* _PROBLEM TO SOLVE_
Set down the material below word for word, excluding the pictures.

* _GIVEN DATA_
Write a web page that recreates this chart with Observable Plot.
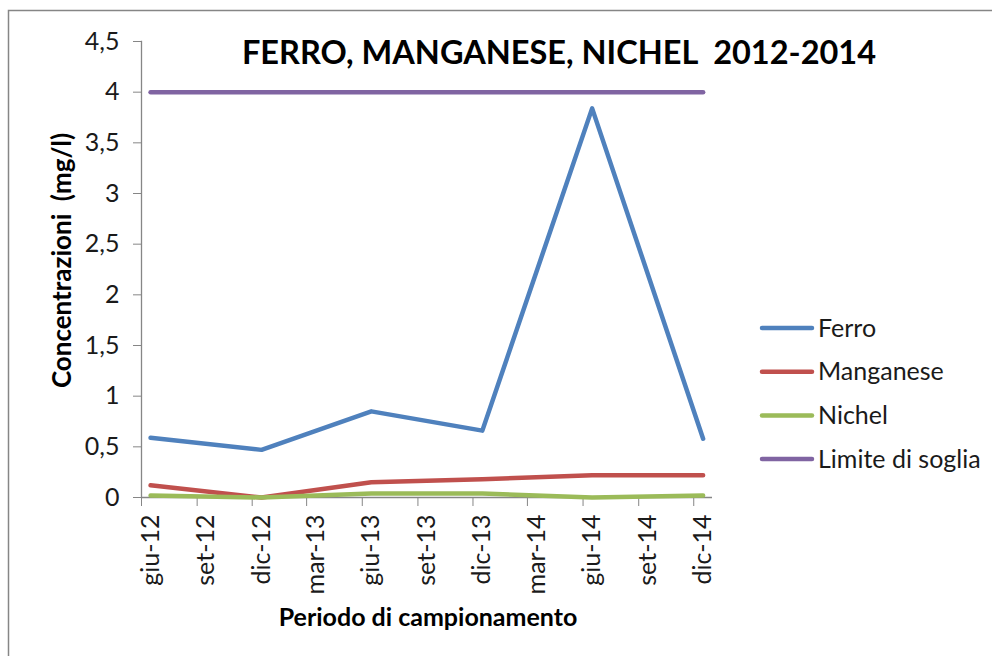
<!DOCTYPE html>
<html><head><meta charset="utf-8">
<script src="https://cdn.jsdelivr.net/npm/d3@7"></script>
<script src="https://cdn.jsdelivr.net/npm/@observablehq/plot@0.6"></script>
<style>
body{margin:0;background:#fff;}
#wrap{position:relative;width:992px;height:656px;overflow:hidden;}
</style></head><body><div id="wrap"></div>
<script>
// ---- data ----
const samplingMonths = ["2012-06","2012-12","2013-06","2013-12","2014-06","2014-12"];
const ferro        = [0.59, 0.47, 0.85, 0.66, 3.84, 0.58];
const manganese    = [0.12, 0.00, 0.15, 0.18, 0.22, 0.22];
const nichel       = [0.02, 0.00, 0.04, 0.04, 0.00, 0.02];
const limiteSoglia = [4, 4, 4, 4, 4, 4];
const seriesNames  = ["Ferro","Manganese","Nichel","Limite di soglia"];
const seriesColors = ["#4F81BD","#C0504D","#9BBB59","#8064A2"];
const tickMonths = ["2012-06","2012-09","2012-12","2013-03","2013-06","2013-09","2013-12","2014-03","2014-06","2014-09","2014-12"];
const tickLabels = ["giu-12","set-12","dic-12","mar-13","giu-13","set-13","dic-13","mar-14","giu-14","set-14","dic-14"];
const yTicks = [0,0.5,1,1.5,2,2.5,3,3.5,4,4.5];
const title = "FERRO, MANGANESE, NICHEL  2012-2014";
const yLabel = "Concentrazioni  (mg/l)";
const xLabel = "Periodo di campionamento";

// ---- helpers ----
const monthStart = m => new Date(m);
const monthMid = m => { const s = new Date(m); const e = d3.utcMonth.offset(s, 1); return new Date((+s + +e) / 2); };
const seriesValues = [ferro, manganese, nichel, limiteSoglia];
const rows = seriesNames.flatMap((name, k) =>
  samplingMonths.map((m, i) => ({series: name, date: monthMid(m), value: seriesValues[k][i]})));
const tickStarts = tickMonths.map(monthStart);
const tickMids = tickMonths.map(monthMid);
const labelOf = d => tickLabels[tickMids.findIndex(t => +t === +d)];

const FONT = "Lato, 'Open Sans', sans-serif";
const AXIS = "#868686";
const TXT = "#1a1a1a";
const TICK_FS = 25;

const chart = Plot.plot({
  width: 992, height: 656,
  marginLeft: 141, marginRight: 280, marginTop: 41, marginBottom: 159,
  style: {fontFamily: FONT, background: "transparent"},
  x: {type: "utc", domain: [new Date("2012-06"), new Date("2015-01")]},
  y: {domain: [0, 4.5]},
  color: {domain: seriesNames, range: seriesColors},
  marks: [
    Plot.axisY(yTicks, {tickSize: 8, tickPadding: 14, tickFormat: d => String(d).replace(".", ","),
      stroke: AXIS, fill: TXT, fontSize: TICK_FS, label: null}),
    Plot.axisX(tickStarts, {tickSize: 9, tickFormat: () => "", stroke: AXIS, label: null}),
    Plot.axisX(tickMids, {tickSize: 0, tickPadding: 17, tickRotate: -90, tickFormat: labelOf,
      fill: TXT, fontSize: TICK_FS, label: null}),
    Plot.frame({anchor: "left", stroke: AXIS, strokeWidth: 1.3}),
    Plot.ruleY([0], {stroke: AXIS, strokeWidth: 1.3}),
    Plot.line(rows, {x: "date", y: "value", z: "series", stroke: "series",
      strokeWidth: 4.5, strokeLinecap: "round", strokeLinejoin: "round"}),
    Plot.text([title], {frameAnchor: "top", dx: 132, dy: 12, lineAnchor: "middle",
      fontWeight: "bold", fontSize: 32.5, fill: "#000"}),
    Plot.text([yLabel], {frameAnchor: "left", textAnchor: "middle", lineAnchor: "middle", rotate: -90, dx: -79, dy: -9,
      fontWeight: "bold", fontSize: 26, fill: "#000"}),
    Plot.text([xLabel], {frameAnchor: "bottom", lineAnchor: "middle", dx: 1, dy: 120,
      fontWeight: "bold", fontSize: 25, fill: "#000"})
  ]
});

// legend
const svg = d3.select(chart);
const color = chart.scale("color");
const lg = svg.append("g").attr("font-family", FONT).attr("font-size", 25).attr("text-anchor", "start");
seriesNames.forEach((name, i) => {
  const y = 328 + i * 43.7;
  lg.append("line").attr("x1", 762).attr("x2", 812).attr("y1", y).attr("y2", y)
    .attr("stroke", color.apply(name)).attr("stroke-width", 4.5).attr("stroke-linecap", "round");
  lg.append("text").attr("x", 818).attr("y", y).attr("dy", "0.35em").attr("fill", TXT).text(name);
});
// outer chart border
svg.append("rect").attr("x", 8.5).attr("y", 10.5).attr("width", 1100).attr("height", 800)
  .attr("fill", "none").attr("stroke", AXIS).attr("stroke-width", 1.5);

document.getElementById("wrap").appendChild(chart);
</script></body></html>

* _COMPLETE RESPONSE_
Write a web page that recreates this chart with Observable Plot.
<!DOCTYPE html>
<html><head><meta charset="utf-8">
<script src="https://cdn.jsdelivr.net/npm/d3@7"></script>
<script src="https://cdn.jsdelivr.net/npm/@observablehq/plot@0.6"></script>
<style>
body{margin:0;background:#fff;}
#wrap{position:relative;width:992px;height:656px;overflow:hidden;}
</style></head><body><div id="wrap"></div>
<script>
// ---- data ----
const samplingMonths = ["2012-06","2012-12","2013-06","2013-12","2014-06","2014-12"];
const ferro        = [0.59, 0.47, 0.85, 0.66, 3.84, 0.58];
const manganese    = [0.12, 0.00, 0.15, 0.18, 0.22, 0.22];
const nichel       = [0.02, 0.00, 0.04, 0.04, 0.00, 0.02];
const limiteSoglia = [4, 4, 4, 4, 4, 4];
const seriesNames  = ["Ferro","Manganese","Nichel","Limite di soglia"];
const seriesColors = ["#4F81BD","#C0504D","#9BBB59","#8064A2"];
const tickMonths = ["2012-06","2012-09","2012-12","2013-03","2013-06","2013-09","2013-12","2014-03","2014-06","2014-09","2014-12"];
const tickLabels = ["giu-12","set-12","dic-12","mar-13","giu-13","set-13","dic-13","mar-14","giu-14","set-14","dic-14"];
const yTicks = [0,0.5,1,1.5,2,2.5,3,3.5,4,4.5];
const title = "FERRO, MANGANESE, NICHEL  2012-2014";
const yLabel = "Concentrazioni  (mg/l)";
const xLabel = "Periodo di campionamento";

// ---- helpers ----
const monthStart = m => new Date(m);
const monthMid = m => { const s = new Date(m); const e = d3.utcMonth.offset(s, 1); return new Date((+s + +e) / 2); };
const seriesValues = [ferro, manganese, nichel, limiteSoglia];
const rows = seriesNames.flatMap((name, k) =>
  samplingMonths.map((m, i) => ({series: name, date: monthMid(m), value: seriesValues[k][i]})));
const tickStarts = tickMonths.map(monthStart);
const tickMids = tickMonths.map(monthMid);
const labelOf = d => tickLabels[tickMids.findIndex(t => +t === +d)];

const FONT = "Lato, 'Open Sans', sans-serif";
const AXIS = "#868686";
const TXT = "#1a1a1a";
const TICK_FS = 25;

const chart = Plot.plot({
  width: 992, height: 656,
  marginLeft: 141, marginRight: 280, marginTop: 41, marginBottom: 159,
  style: {fontFamily: FONT, background: "transparent"},
  x: {type: "utc", domain: [new Date("2012-06"), new Date("2015-01")]},
  y: {domain: [0, 4.5]},
  color: {domain: seriesNames, range: seriesColors},
  marks: [
    Plot.axisY(yTicks, {tickSize: 8, tickPadding: 14, tickFormat: d => String(d).replace(".", ","),
      stroke: AXIS, fill: TXT, fontSize: TICK_FS, label: null}),
    Plot.axisX(tickStarts, {tickSize: 9, tickFormat: () => "", stroke: AXIS, label: null}),
    Plot.axisX(tickMids, {tickSize: 0, tickPadding: 17, tickRotate: -90, tickFormat: labelOf,
      fill: TXT, fontSize: TICK_FS, label: null}),
    Plot.frame({anchor: "left", stroke: AXIS, strokeWidth: 1.3}),
    Plot.ruleY([0], {stroke: AXIS, strokeWidth: 1.3}),
    Plot.line(rows, {x: "date", y: "value", z: "series", stroke: "series",
      strokeWidth: 4.5, strokeLinecap: "round", strokeLinejoin: "round"}),
    Plot.text([title], {frameAnchor: "top", dx: 132, dy: 12, lineAnchor: "middle",
      fontWeight: "bold", fontSize: 32.5, fill: "#000"}),
    Plot.text([yLabel], {frameAnchor: "left", textAnchor: "middle", lineAnchor: "middle", rotate: -90, dx: -79, dy: -9,
      fontWeight: "bold", fontSize: 26, fill: "#000"}),
    Plot.text([xLabel], {frameAnchor: "bottom", lineAnchor: "middle", dx: 1, dy: 120,
      fontWeight: "bold", fontSize: 25, fill: "#000"})
  ]
});

// legend
const svg = d3.select(chart);
const color = chart.scale("color");
const lg = svg.append("g").attr("font-family", FONT).attr("font-size", 25).attr("text-anchor", "start");
seriesNames.forEach((name, i) => {
  const y = 328 + i * 43.7;
  lg.append("line").attr("x1", 762).attr("x2", 812).attr("y1", y).attr("y2", y)
    .attr("stroke", color.apply(name)).attr("stroke-width", 4.5).attr("stroke-linecap", "round");
  lg.append("text").attr("x", 818).attr("y", y).attr("dy", "0.35em").attr("fill", TXT).text(name);
});
// outer chart border
svg.append("rect").attr("x", 8.5).attr("y", 10.5).attr("width", 1100).attr("height", 800)
  .attr("fill", "none").attr("stroke", AXIS).attr("stroke-width", 1.5);

document.getElementById("wrap").appendChild(chart);
</script></body></html>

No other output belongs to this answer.